Pour toutes ces années où je ne t’ai pas écouté, et où j’ai essayé de te faire plier, rentrer dans des cases. Toutes ces années où je t’ai jugé, et où tu n’étais jamais assez bien.
Les premiers souvenirs que j’ai à ton sujet sont des souvenirs de honte.
Honte d’avoir eu beaucoup de poils sur les bras et sur les jambes, au point que d’autres enfants se moquent en m’appelant « le chien ». Honte d’être si maigre (« toi si tu perds encore du poids, on t’enlève une côte ! »). D’avoir « déjà des boutons », puis des lunettes. La panoplie parfaite !
Et ce jeu de mes copines de primaire, qui aimaient établir le classement entre nous, de la moins belle à la plus belle. J’étais toujours la dernière. J’en suis venue à le croire. Persuadée que « je n’étais pas belle » et donc (il n’y a pas forcément de logique à ça mais c’est ainsi que je le percevais) pas aimable.
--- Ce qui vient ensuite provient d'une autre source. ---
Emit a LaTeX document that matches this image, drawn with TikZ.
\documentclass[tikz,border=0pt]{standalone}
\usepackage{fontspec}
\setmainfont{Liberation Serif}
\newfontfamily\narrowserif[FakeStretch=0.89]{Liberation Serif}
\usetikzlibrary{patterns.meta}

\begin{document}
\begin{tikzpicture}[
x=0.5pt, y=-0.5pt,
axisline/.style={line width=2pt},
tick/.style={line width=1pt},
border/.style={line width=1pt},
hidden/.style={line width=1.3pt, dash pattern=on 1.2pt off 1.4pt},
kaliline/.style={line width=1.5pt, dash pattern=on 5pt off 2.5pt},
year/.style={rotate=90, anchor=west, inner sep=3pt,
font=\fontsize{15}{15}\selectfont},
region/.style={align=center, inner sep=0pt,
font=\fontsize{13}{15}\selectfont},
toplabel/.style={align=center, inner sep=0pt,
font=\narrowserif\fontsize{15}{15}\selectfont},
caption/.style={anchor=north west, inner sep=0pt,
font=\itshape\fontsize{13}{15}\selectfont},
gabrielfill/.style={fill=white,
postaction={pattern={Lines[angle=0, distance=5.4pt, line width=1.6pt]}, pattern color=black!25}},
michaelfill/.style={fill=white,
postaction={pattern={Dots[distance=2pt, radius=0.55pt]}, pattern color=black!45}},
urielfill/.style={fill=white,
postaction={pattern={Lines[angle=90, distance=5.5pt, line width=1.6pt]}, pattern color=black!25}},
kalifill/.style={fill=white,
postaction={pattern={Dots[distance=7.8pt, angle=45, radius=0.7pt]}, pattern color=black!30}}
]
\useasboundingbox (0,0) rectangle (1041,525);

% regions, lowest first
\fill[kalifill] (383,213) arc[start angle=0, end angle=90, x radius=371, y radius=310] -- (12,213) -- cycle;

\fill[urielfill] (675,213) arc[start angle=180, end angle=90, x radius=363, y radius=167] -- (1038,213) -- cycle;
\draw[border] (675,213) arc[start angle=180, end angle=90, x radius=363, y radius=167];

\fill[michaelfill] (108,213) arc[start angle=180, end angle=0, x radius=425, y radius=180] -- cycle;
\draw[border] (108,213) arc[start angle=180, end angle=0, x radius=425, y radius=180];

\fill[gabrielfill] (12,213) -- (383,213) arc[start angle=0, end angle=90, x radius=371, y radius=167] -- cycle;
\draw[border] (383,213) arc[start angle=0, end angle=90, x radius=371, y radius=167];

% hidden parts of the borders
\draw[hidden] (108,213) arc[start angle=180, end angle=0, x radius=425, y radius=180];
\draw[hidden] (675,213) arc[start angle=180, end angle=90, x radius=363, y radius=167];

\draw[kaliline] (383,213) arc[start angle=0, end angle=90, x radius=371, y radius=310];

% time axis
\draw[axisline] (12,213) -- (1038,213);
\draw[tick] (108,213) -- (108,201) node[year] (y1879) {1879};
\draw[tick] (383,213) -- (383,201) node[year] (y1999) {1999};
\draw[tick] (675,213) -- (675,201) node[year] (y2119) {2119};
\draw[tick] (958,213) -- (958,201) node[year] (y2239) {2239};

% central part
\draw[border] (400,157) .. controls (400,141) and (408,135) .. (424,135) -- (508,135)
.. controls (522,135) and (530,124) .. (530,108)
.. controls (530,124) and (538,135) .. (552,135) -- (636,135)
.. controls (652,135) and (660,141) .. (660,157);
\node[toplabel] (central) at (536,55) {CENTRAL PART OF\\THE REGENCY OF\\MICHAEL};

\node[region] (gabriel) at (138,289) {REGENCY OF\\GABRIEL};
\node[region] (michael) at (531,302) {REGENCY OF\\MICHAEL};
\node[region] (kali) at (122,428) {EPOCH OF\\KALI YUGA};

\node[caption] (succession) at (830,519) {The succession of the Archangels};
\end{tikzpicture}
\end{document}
Pardonne-moi mon corps, d’avoir essayé de te déguiser par tous les moyens, à l’adolescence. J’ai essayé de porter des vêtements « féminins », des bijoux, du vernis à ongles, des talons. Ça n’était pas moi.
Moi qui ai toujours aimé grimper dans les arbres, être à l’aise dans mes vêtements, qui n’ai jamais supporté que ça serre, que ça gratte, au point d’enlever toutes les étiquettes, jusqu’à aujourd’hui !
Je t’ai imposé des petites jupes serrées dans lesquelles ton ventre était comprimé, des petits chemisiers qui te grattaient dans le dos et avec lesquels tu ne pouvais même pas lever les bras librement, des talons avec lesquels tu étais incapable de courir après le bus, et qui te donnaient d’atroces douleurs à l’avant du pied dès que tu marchais plus d’une heure.
Je t’ai aussi imposé un rythme difficile à suivre, tu étais tellement fatigué ! Mais je ne voulais rien savoir. J’avais des projets, des objectifs. Tu n’avais qu’à suivre !
Je n’ai pas écouté tes messages, je n’ai pas appris à accueillir les émotions qui te traversaient et qui m’ont amenée à me sentir vide pendant si longtemps. Pour remplir ce vide, je te remplissais de nourriture, sans pouvoir m’arrêter. « La chance », ça ne se voyait même pas, car tu ne stockais rien. Pourtant, je sentais bien que tu le payais cher, tellement rempli que tu étais incapable de t’endormir et de digérer, je me réveillais le matin comme si n’avais pas dormi.
Pendant longtemps, j’ai cru que tu me mettais des bâtons dans les roues ! J’ai cru que tu ne comprenais rien, et qu’il fallait te contraindre. J’ai essayé le rapport de force, mais j’ai perdu.
J’ai fini par comprendre que toi, et moi, c’est pareil. Qu’il ne peut pas y avoir de gagnant, sous la contrainte.
Mais j’ai vu aussi qu’on pouvait gagner tous les deux, qu’on pouvait avancer main dans la main. J’ai appris à décoder tes messages, et à découvrir que tu cherchais vraiment le mieux pour moi, pour nous. J’ai appris à accueillir ce qui te traversait, et à en prendre soin. J’ai appris à t’habiter réellement, à être pleinement présente en toi, et tu m’as offert le cadeau de me reconnecter avec mon être profond, et ma guidance intérieure.
Aujourd’hui, je te respecte comme un espace sacré. Et je fais le vœu de permettre à d’autres de vivre la même expérience.